= Zazen shin =

Historic Japanese text

== History ==
Zazen shin, rendered in English as the Acupuncture Needle of Zazen, Lancet of Zazen, or Needle for Zazen, is a book belonging to the Shōbōgenzō (正法眼蔵, lit. "Treasury of the True Dharma Eye"), the collection of works written in Japan by the 13th century Buddhist monk and founder of the Sōtō Zen school, Eihei Dōgen. It was written on the 19th of April, 1242 at Dōgen's monastery Kōshōhōrin-ji in Kyoto. The book appears as the 12th book in the 75 fascicle version of the Shōbōgenzō, and it is ordered 27th in the later chronological 95 fascicle Honzan editions. The title Zazen shin refers to a poem of the same title written by Hongzhi Zhengjue. Hongzhi's poem is quoted verbatim in Dōgen's Zazen shin and also presented again in modified form later in the text.

== Contents ==
The Zazen shin lays what Dōgen sees as the vital importance of Zazen (Japanese: 坐禅, lit. “Sitting meditation”) to his school of Buddhism. Dōgen emphasises in Zazen shin that Zazen is not a way to become the Buddha, but rather a practice used by the enlightened to focus on the present.

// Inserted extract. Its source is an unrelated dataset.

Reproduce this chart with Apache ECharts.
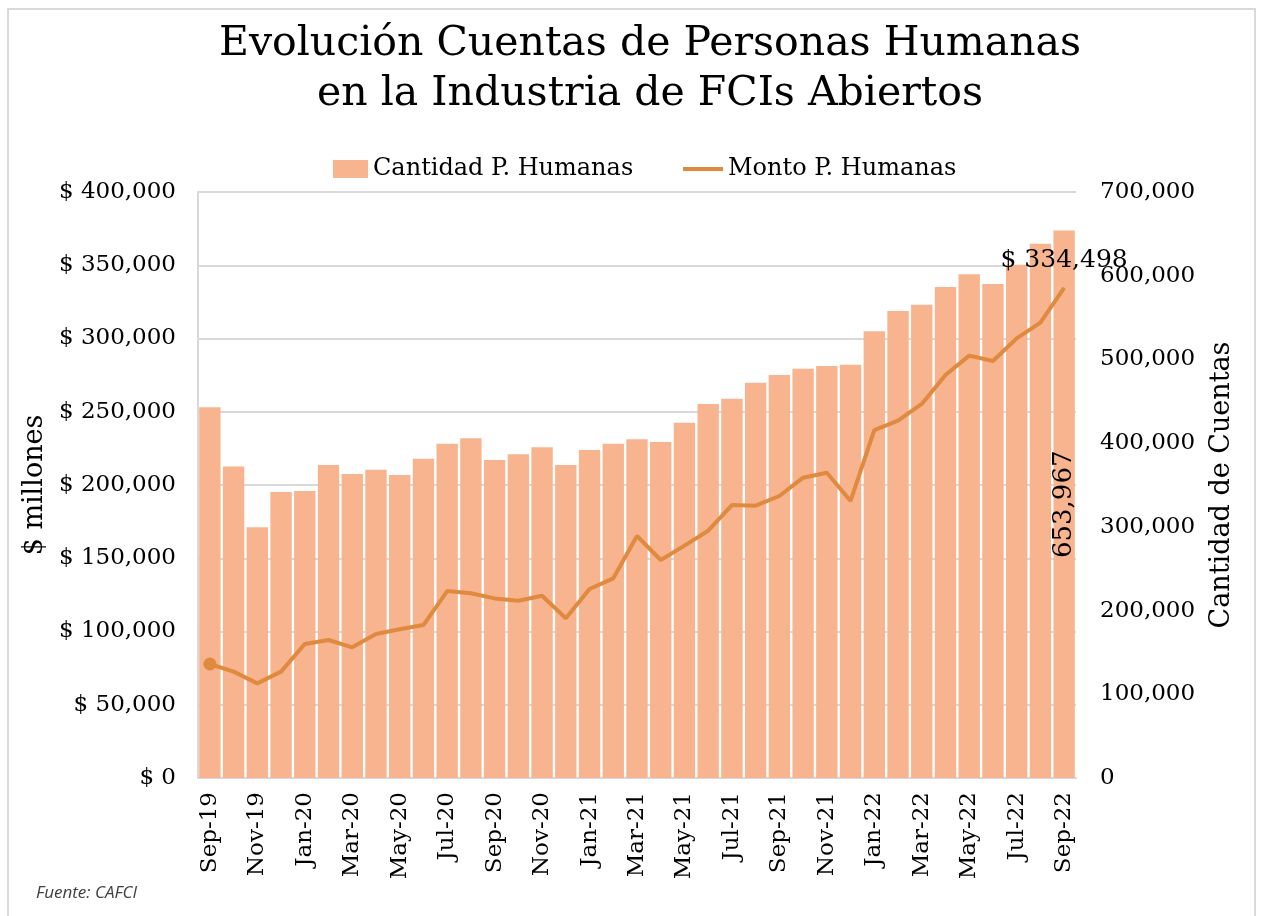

Rather than being seen as a way to become enlightened, he argues that it is something that the enlightened do. Later in the text Dōgen comments on the story of Chan master Mazu Daoyi who likened trying to become a Buddha through meditation with polishing clay tile to make a mirror, something which is impossible and does not make sense. The final part of the work is Dōgen's commentary on Hongzhi Zhengjue's poem, and Dōgens own version of that poem.